Electronic
Books for the Tele-immersion Age
University
of North Carolina at Chapel Hill
Our
goal is to allow surgeons to witness and explore (in time and space) a past
surgical procedure as if they were there, with the added benefit of instruction
from the original surgeon or another instructor, as well as integrated 3D illustrations,
annotations, and relevant medical metadata.
Image
courtesy Andrei State, UNC
High-Fidelity Scene Reconstruction
For the time-varying surgical event data to be meaningful for review and annotation
it must be captured and displayed with very high spatial and temporal fidelity.
Effective immersive 3D illustration
styles
The trauma surgeons on our team believe that important opportunities for improved
training are available by deviating from purely realistic reconstructions and
applying visualization enhancements such as stylized, illustrative 3D reconstructions
of captured trauma surgeries.

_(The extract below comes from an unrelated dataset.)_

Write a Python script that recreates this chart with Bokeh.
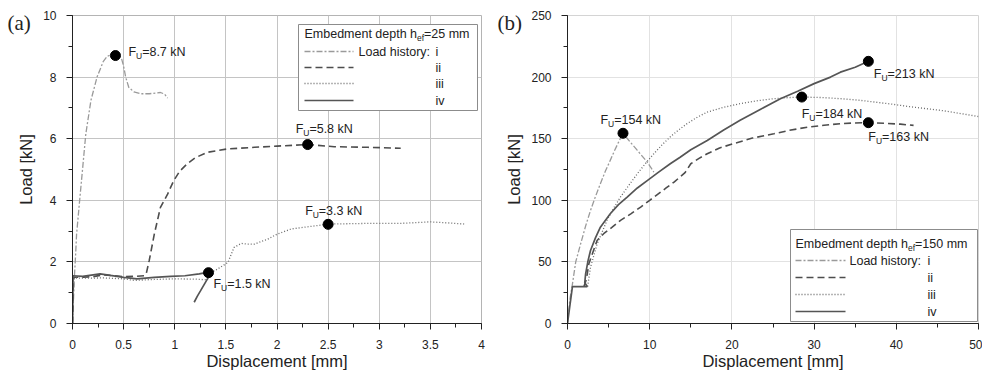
from bokeh.plotting import figure
from bokeh.models import FixedTicker, CustomJSTickFormatter, Range1d, ColumnDataSource, GridBox
from bokeh.core.properties import value
from bokeh.embed import file_html
from bokeh.resources import INLINE

# ---------------- DATA ----------------
# Panel (a): embedment depth 25 mm
a_i_x = [0, 0.02, 0.03, 0.04, 0.07, 0.10, 0.13, 0.18, 0.24, 0.30, 0.34, 0.38, 0.42, 0.45, 0.48, 0.50,
         0.52, 0.55, 0.60, 0.67, 0.75, 0.86, 0.90, 0.93]
a_i_y = [0, 1.6, 2.2, 2.9, 4.0, 5.07, 6.15, 7.24, 8.0, 8.5, 8.68, 8.72, 8.72, 8.72, 8.6, 8.35,
         8.0, 7.67, 7.52, 7.46, 7.46, 7.5, 7.45, 7.32]

a_ii_x = [0, 0.01, 0.1, 0.2, 0.3, 0.4, 0.5, 0.6, 0.70, 0.72, 0.75, 0.80, 0.86, 0.93, 0.99, 1.05,
          1.12, 1.2, 1.32, 1.52, 1.78, 2.0, 2.3, 2.56, 2.89, 3.21]
a_ii_y = [0, 1.5, 1.5, 1.52, 1.58, 1.55, 1.52, 1.53, 1.55, 1.6, 2.04, 2.9, 3.77, 4.2, 4.64, 4.95,
          5.18, 5.38, 5.56, 5.67, 5.72, 5.76, 5.81, 5.74, 5.72, 5.69]

a_iii_x = [0, 0.01, 0.1, 0.3, 0.5, 0.6, 0.8, 1.0, 1.2, 1.32, 1.33, 1.39, 1.52, 1.58, 1.65, 1.71,
           1.78, 1.91, 2.0, 2.14, 2.30, 2.51, 2.7, 2.89, 3.21, 3.5, 3.7, 3.83]
a_iii_y = [0, 1.48, 1.47, 1.48, 1.45, 1.4, 1.43, 1.45, 1.44, 1.42, 1.65, 1.71, 1.98, 2.47, 2.6, 2.58,
           2.58, 2.74, 2.9, 3.07, 3.14, 3.23, 3.24, 3.25, 3.25, 3.3, 3.26, 3.23]

a_iv_x = [0, 0.005, 0.1, 0.27, 0.37, 0.5, 0.63, 0.8, 0.96, 1.1, 1.24, 1.33, 1.34, 1.32, 1.29, 1.25, 1.22, 1.19]
a_iv_y = [0, 1.55, 1.53, 1.61, 1.56, 1.5, 1.45, 1.5, 1.53, 1.55, 1.61, 1.67, 1.62, 1.45, 1.28, 1.05, 0.88, 0.69]

a_peak_x = [0.42, 2.3, 2.5, 1.33]
a_peak_y = [8.7, 5.81, 3.22, 1.65]
a_peak_text = ["=8.7 kN", "=5.8 kN", "=3.3 kN", "=1.5 kN"]

a_xticks = [0, 0.5, 1, 1.5, 2, 2.5, 3, 3.5, 4]
a_xminor = [0.25 * k for k in range(17)]
a_yticks = [0, 2, 4, 6, 8, 10]
a_yminor = list(range(11))

# Panel (b): embedment depth 150 mm
b_i_x = [0, 0.3, 0.6, 1.0, 1.6, 2.2, 2.8, 3.4, 4.0, 4.6, 5.2, 5.7, 6.2, 6.75, 7.6, 8.5, 9.7, 10.5]
b_i_y = [0, 20, 32, 50, 64.7, 79, 91.8, 103, 113.5, 123.5, 132.4, 140, 147, 154.4, 147.5, 140.5, 131, 122.9]

b_ii_x = [2.0, 2.3, 2.6, 3.1, 3.6, 4.4, 5.4, 6.45, 7.7, 8.9, 10.0, 11.0, 12.0, 13.0, 13.7, 14.3, 14.6,
          15.0, 16.0, 17.0, 18.5, 20.2, 22.5, 25.1, 27.0, 29.2, 31.2, 33.2, 35.0, 36.5, 38.5, 40.5, 42.1]
b_ii_y = [30, 36, 48.5, 58, 67.4, 72.9, 78, 83.7, 89, 94.5, 100, 105, 110, 115, 119, 122.5, 125.5,
          129.7, 134, 137.8, 142.5, 146, 150.5, 154, 156.8, 159.4, 160.9, 162.2, 162.8, 163, 162.5, 161.8, 160.8]

b_iii_x = [2.45, 2.8, 3.2, 3.6, 4.2, 4.8, 5.6, 6.45, 7.5, 8.5, 9.5, 10.5, 11.5, 12.5, 13.5, 14.5, 15.8,
           17.0, 19.0, 21.0, 23.0, 25.1, 27.0, 28.5, 31.0, 33.2, 35.5, 37.3, 39.5, 41.3, 43.5, 45.4, 47.5, 50.0]
b_iii_y = [30, 45.7, 55, 64.5, 74, 83.7, 93.5, 102.7, 112.5, 121.6, 130, 137.8, 145, 151.5, 157, 162, 167.5,
           171.6, 175.5, 178.4, 180.7, 182.5, 183.4, 183.8, 183.4, 182.5, 181.2, 179.8, 178, 176.3, 174.5, 173, 170.8, 168]

b_iv_x = [0, 0.6, 2.4, 2.1, 2.2, 2.5, 2.8, 3.4, 4.0, 5.2, 6.2, 7.26, 8.5, 9.7, 11.0, 12.5, 13.7, 15.0,
          17.0, 19.0, 21.0, 23.5, 25.9, 28.0, 30.0, 32.0, 33.2, 35.0, 36.6]
b_iv_y = [0, 30, 30, 33, 40, 51, 59.3, 69.5, 78.2, 89.1, 96.5, 102.6, 110, 116, 122.5, 129.7, 135, 141,
          148.6, 157, 164.9, 174, 182.5, 188.5, 194.7, 200, 204, 208, 212.8]

b_peak_x = [6.75, 28.5, 36.6, 36.6]
b_peak_y = [154.4, 183.8, 163, 212.8]
b_peak_text = ["=154 kN", "=184 kN", "=163 kN", "=213 kN"]

b_xticks = [0, 10, 20, 30, 40, 50]
b_xminor = list(range(0, 51, 5))
b_yticks = [0, 50, 100, 150, 200, 250]
b_yminor = list(range(0, 251, 25))

series_names = ["i", "ii", "iii", "iv"]
panel_tags = ["(a)", "(b)"]

# ---------------- STYLES / LAYOUT ----------------
FONT = "Liberation Sans"
SERIF = "Liberation Serif"
TXT = "#222222"
STY = {
    "i": dict(line_color="#9a9a9a", line_dash="6 2 2 2", line_width=1.3),
    "ii": dict(line_color="#4d4d4d", line_dash="7 4", line_width=1.6),
    "iii": dict(line_color="#6a6a6a", line_dash="1 2", line_width=1.3),
    "iv": dict(line_color="#555555", line_dash="solid", line_width=1.7),
}
W, H = 982, 372
TAG_POS = [(7, 22), (497, 22)]   # page pixels (left, vertical centre)


class Geo:
    def __init__(self, page_left, fl, fw, ft, fh, xr, yr):
        self.page_left, self.fl, self.fw, self.ft, self.fh = page_left, fl, fw, ft, fh
        self.xr, self.yr = xr, yr

    def dx(self, px):  # page px -> data x
        return self.xr[0] + (px - self.page_left - self.fl) / self.fw * (self.xr[1] - self.xr[0])

    def dy(self, py):
        return self.yr[0] + (self.ft + self.fh - py) / self.fh * (self.yr[1] - self.yr[0])


def make_fig(width, geo, xt, xm, yt, ym, grid_color, outline_color):
    p = figure(width=width, height=H, x_range=Range1d(*geo.xr), y_range=Range1d(*geo.yr),
               output_backend="svg", toolbar_location=None,
               min_border_left=geo.fl, min_border_right=width - geo.fl - geo.fw,
               min_border_top=geo.ft, min_border_bottom=H - geo.ft - geo.fh)
    p.background_fill_color = "white"
    p.border_fill_color = "white"
    p.outline_line_color = outline_color
    p.xaxis.ticker = FixedTicker(ticks=xt, minor_ticks=xm)
    p.yaxis.ticker = FixedTicker(ticks=yt, minor_ticks=ym)
    fmt = "return String(tick);"
    p.xaxis.formatter = CustomJSTickFormatter(code=fmt)
    p.yaxis.formatter = CustomJSTickFormatter(code=fmt)
    for ax in (p.xaxis[0], p.yaxis[0]):
        ax.axis_line_color = TXT
        ax.major_tick_line_color = TXT
        ax.minor_tick_line_color = TXT
        ax.major_tick_out = 6
        ax.major_tick_in = 0
        ax.minor_tick_out = 4
        ax.minor_tick_in = 0
        ax.major_label_text_font = FONT
        ax.major_label_text_font_size = "12px"
        ax.major_label_text_color = TXT
        ax.major_label_standoff = 10
        ax.axis_label_text_font = FONT
        ax.axis_label_text_font_size = "16.5px"
        ax.axis_label_text_font_style = "normal"
        ax.axis_label_text_color = TXT
    p.xaxis.axis_label = "Displacement [mm]"
    p.yaxis.axis_label = "Load [kN]"
    p.xaxis.axis_label_standoff = 0
    p.yaxis.axis_label_standoff = 5
    p.xgrid.grid_line_color = grid_color
    p.ygrid.grid_line_color = grid_color
    return p


def add_peaks(p, xs, ys, texts, dxs, dys):
    p.scatter(xs, ys, size=10, color="black")
    src = ColumnDataSource(dict(x=xs, y=ys, t=texts,
                                dF=dxs, dU=[d + 7.6 for d in dxs], dR=[d + 13.7 for d in dxs],
                                yF=dys, yU=[d + 4 for d in dys]))
    common = dict(source=src, text_font=value(FONT), text_color=TXT, text_baseline="middle", text_align="left")
    p.text(x="x", y="y", text=value("F"), x_offset="dF", y_offset="yF", text_font_size="12.5px", **common)
    p.text(x="x", y="y", text=value("U"), x_offset="dU", y_offset="yU", text_font_size="8.5px", **common)
    p.text(x="x", y="y", text="t", x_offset="dR", y_offset="yF", text_font_size="12.5px", **common)


def add_legend(p, geo, box, title_y, rows_y, line_x, text_x, num_x, depth_text):
    l, t, r, b = box
    p.quad(left=[geo.dx(l)], right=[geo.dx(r)], top=[geo.dy(t)], bottom=[geo.dy(b)],
           fill_color="white", line_color="#8c8c8c", line_width=1)
    common = dict(text_font=value(FONT), text_color=TXT, text_baseline="middle", text_align="left")
    tx, ty = geo.dx(line_x[0]), geo.dy(title_y)
    p.text(x=[tx], y=[ty], text=["Embedment depth h"], text_font_size="12.5px", **common)
    p.text(x=[tx], y=[ty], text=["ef"], x_offset=112.5, y_offset=4, text_font_size="8.5px", **common)
    p.text(x=[tx], y=[ty], text=[depth_text], x_offset=119.5, text_font_size="12.5px", **common)
    for name, ry in zip(series_names, rows_y):
        yy = geo.dy(ry)
        p.line([geo.dx(line_x[0]), geo.dx(line_x[1])], [yy, yy], **STY[name])
        p.text(x=[geo.dx(num_x)], y=[yy], text=[name], text_font_size="12.5px", **common)
    p.text(x=[geo.dx(text_x)], y=[geo.dy(rows_y[0])], text=["Load history:"], text_font_size="12.5px", **common)


def make_overlay():
    # full-page transparent overlay carrying the panel tags (y axis runs downwards, page pixels)
    t = figure(width=W, height=H, x_range=Range1d(0, W), y_range=Range1d(H, 0),
               output_backend="svg", toolbar_location=None, x_axis_type=None, y_axis_type=None,
               min_border=0, min_border_left=0, min_border_right=0, min_border_top=0, min_border_bottom=0)
    t.frame_align = False
    t.grid.visible = False
    t.outline_line_color = None
    t.background_fill_alpha = 0
    t.border_fill_alpha = 0
    t.text(x=[p[0] for p in TAG_POS], y=[p[1] for p in TAG_POS], text=panel_tags,
           text_font=value(SERIF), text_font_size="21px",
           text_color=TXT, text_baseline="middle", text_align="left")
    return t


# ---------------- PANEL (a) ----------------
ga = Geo(0, 72, 409, 15, 308, (0, 4), (0, 10))
pa = make_fig(490, ga, a_xticks, a_xminor, a_yticks, a_yminor, "#c4c4c4", "#b4b4b4")
for name, xs, ys in zip(series_names, [a_i_x, a_ii_x, a_iii_x, a_iv_x], [a_i_y, a_ii_y, a_iii_y, a_iv_y]):
    pa.line(xs, ys, **STY[name])
add_peaks(pa, a_peak_x, a_peak_y, a_peak_text, [13, -12, -23, 5], [-4, -16, -13, 11])
add_legend(pa, ga, (298, 24, 477, 110), 33, [51, 67, 83, 100], (304, 353), 358, 435, "=25 mm")

# ---------------- PANEL (b) ----------------
gb = Geo(490, 77, 411, 15, 308, (0, 50), (0, 250))
pb = make_fig(492, gb, b_xticks, b_xminor, b_yticks, b_yminor, "#e2e2e2", "#d4d4d4")
for name, xs, ys in zip(series_names, [b_i_x, b_ii_x, b_iii_x, b_iv_x], [b_i_y, b_ii_y, b_iii_y, b_iv_y]):
    pb.line(xs, ys, **STY[name])
add_peaks(pb, b_peak_x, b_peak_y, b_peak_text, [-22.5, 0, 0, 5.5], [-13, 16.6, 14.4, 12.3])
add_legend(pb, gb, (790, 229, 977, 321), 243, [260, 277, 294, 311], (795, 845), 849, 927, "=150 mm")

layout = GridBox(children=[(pa, 0, 0), (pb, 0, 1), (make_overlay(), 0, 0, 1, 2)])
open("out.html", "w").write(file_html(layout, INLINE))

This is more challenging than merely tweaking
2D illustration techniques for monoscopic images of 3D scenes because of fundamentally
different perceptual cues.
Effective
immersive annotation techniques
While illustration techniques provide a technical foundation for perceptually
enhancing a 3D reconstruction, annotation techniques are concerned with achieving
a specific communication effect by describing how to specify, represent, and
access ancillary material within the virtual 3D environment. Thus, the annotation
task of a teaching surgeon is to combine illustration techniques to achieve
a specific communication effect that explicates some aspect of the cognitive
activity and decision making that occurs during a surgery.